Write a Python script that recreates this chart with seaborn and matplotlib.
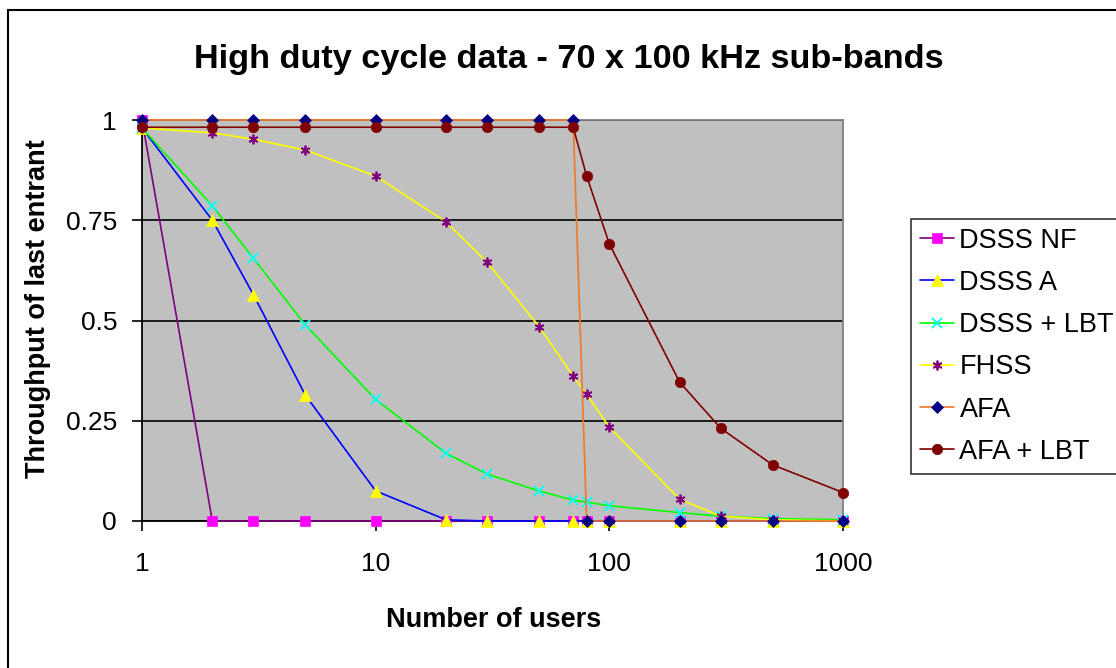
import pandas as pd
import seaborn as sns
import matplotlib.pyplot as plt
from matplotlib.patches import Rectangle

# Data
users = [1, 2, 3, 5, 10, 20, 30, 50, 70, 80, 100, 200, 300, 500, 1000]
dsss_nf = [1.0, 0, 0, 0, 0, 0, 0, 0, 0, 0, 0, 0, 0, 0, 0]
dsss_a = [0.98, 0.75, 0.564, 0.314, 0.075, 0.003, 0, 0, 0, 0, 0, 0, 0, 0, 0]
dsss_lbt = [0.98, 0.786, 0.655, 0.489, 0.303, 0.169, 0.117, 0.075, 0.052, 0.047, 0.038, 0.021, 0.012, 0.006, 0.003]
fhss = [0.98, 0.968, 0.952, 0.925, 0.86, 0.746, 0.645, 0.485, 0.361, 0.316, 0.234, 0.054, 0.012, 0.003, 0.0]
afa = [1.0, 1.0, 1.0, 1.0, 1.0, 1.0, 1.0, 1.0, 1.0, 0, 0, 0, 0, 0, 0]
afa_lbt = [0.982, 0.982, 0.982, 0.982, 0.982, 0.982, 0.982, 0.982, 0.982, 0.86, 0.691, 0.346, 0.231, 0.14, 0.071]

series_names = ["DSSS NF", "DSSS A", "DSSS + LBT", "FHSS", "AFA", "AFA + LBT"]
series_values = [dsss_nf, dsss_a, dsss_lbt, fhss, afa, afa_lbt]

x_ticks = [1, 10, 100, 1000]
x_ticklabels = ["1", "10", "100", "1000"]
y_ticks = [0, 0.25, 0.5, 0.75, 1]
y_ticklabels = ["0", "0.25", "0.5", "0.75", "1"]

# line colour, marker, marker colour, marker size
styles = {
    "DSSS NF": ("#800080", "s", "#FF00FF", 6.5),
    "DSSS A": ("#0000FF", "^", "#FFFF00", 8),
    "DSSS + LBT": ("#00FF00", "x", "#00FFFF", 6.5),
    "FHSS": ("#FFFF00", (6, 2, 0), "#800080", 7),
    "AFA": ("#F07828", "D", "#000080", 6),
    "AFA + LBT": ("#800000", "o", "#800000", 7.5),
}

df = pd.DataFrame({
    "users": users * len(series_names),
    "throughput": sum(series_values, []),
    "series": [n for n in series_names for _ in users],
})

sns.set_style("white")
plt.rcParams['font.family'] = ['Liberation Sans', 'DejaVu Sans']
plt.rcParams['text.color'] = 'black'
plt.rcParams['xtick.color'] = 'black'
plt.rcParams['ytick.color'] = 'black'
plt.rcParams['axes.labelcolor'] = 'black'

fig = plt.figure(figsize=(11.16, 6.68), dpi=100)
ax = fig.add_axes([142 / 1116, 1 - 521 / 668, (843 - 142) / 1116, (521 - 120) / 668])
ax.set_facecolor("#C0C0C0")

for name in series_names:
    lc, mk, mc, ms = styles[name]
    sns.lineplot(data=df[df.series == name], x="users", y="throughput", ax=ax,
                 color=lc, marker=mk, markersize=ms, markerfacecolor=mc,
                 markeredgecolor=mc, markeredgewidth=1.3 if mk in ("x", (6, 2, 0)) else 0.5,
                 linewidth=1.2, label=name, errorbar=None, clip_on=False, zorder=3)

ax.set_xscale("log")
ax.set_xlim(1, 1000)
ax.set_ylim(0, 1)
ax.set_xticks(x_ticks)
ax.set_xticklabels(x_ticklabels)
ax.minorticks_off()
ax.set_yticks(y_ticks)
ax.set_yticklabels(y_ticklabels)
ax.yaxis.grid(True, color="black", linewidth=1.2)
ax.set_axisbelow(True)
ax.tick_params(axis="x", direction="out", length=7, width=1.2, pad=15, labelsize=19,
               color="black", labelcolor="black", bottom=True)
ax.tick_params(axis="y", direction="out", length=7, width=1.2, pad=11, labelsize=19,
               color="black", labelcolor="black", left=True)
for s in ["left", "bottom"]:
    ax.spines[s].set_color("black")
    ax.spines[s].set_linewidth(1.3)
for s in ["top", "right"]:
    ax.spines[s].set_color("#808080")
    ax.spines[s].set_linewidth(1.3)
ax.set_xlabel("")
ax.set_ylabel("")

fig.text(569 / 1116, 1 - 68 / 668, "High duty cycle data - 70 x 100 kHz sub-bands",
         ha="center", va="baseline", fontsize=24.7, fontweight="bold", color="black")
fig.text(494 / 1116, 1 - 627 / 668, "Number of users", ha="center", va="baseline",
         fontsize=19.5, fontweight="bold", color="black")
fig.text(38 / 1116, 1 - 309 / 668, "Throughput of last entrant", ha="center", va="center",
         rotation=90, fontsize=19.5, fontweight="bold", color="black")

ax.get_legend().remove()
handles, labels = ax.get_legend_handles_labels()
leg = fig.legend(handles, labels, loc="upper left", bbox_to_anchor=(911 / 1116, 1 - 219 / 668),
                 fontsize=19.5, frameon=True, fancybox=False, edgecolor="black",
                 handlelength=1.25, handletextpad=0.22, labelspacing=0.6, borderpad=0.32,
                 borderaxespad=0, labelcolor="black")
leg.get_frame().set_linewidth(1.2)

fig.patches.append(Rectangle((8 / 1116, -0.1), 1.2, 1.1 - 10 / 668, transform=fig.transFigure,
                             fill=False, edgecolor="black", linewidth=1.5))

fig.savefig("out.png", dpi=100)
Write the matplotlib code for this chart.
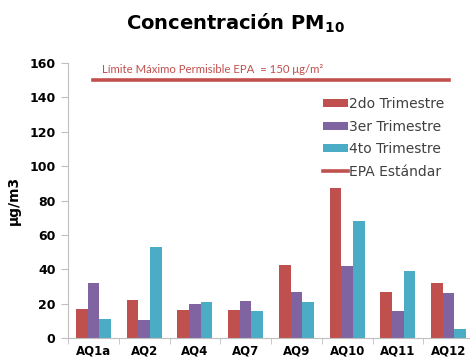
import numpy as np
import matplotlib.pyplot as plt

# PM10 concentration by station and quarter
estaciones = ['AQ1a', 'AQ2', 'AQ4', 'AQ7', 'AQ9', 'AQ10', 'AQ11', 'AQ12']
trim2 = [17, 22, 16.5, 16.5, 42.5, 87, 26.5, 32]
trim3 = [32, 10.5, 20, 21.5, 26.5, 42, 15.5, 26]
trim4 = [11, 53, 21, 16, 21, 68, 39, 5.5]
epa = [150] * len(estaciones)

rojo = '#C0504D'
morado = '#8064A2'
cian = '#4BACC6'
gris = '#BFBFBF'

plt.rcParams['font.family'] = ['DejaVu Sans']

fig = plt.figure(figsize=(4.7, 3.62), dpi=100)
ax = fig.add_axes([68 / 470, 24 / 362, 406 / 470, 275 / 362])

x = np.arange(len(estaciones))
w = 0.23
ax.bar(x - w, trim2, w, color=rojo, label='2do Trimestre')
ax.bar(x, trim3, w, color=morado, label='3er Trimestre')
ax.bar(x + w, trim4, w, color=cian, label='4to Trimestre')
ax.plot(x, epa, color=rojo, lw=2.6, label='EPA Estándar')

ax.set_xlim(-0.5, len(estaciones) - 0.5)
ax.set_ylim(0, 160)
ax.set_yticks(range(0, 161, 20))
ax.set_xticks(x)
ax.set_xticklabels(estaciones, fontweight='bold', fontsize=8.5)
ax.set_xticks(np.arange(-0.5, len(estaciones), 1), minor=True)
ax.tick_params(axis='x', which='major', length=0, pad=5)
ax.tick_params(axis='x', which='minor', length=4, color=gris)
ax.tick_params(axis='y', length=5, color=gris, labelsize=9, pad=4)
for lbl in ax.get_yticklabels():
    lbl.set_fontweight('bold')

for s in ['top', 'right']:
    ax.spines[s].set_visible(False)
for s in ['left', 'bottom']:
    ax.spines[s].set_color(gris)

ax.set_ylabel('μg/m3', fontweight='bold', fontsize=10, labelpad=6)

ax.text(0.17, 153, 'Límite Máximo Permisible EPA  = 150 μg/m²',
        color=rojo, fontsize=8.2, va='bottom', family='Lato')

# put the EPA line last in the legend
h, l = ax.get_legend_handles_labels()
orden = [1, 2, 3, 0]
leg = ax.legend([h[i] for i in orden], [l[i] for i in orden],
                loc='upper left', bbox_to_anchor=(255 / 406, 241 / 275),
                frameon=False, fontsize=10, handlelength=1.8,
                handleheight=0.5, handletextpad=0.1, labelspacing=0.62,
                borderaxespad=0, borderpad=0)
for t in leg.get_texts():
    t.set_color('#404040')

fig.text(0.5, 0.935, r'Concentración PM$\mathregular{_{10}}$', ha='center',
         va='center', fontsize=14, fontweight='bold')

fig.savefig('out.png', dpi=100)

--- Written task ---
Only lines holding the string "matplotlib" are wanted; gather each one from the entries above.

--- Solution to this task ---
Write a Python script that recreates this chart with seaborn and matplotlib.
import matplotlib.pyplot as plt
from matplotlib.patches import Rectangle
Write the matplotlib code for this chart.
import matplotlib.pyplot as plt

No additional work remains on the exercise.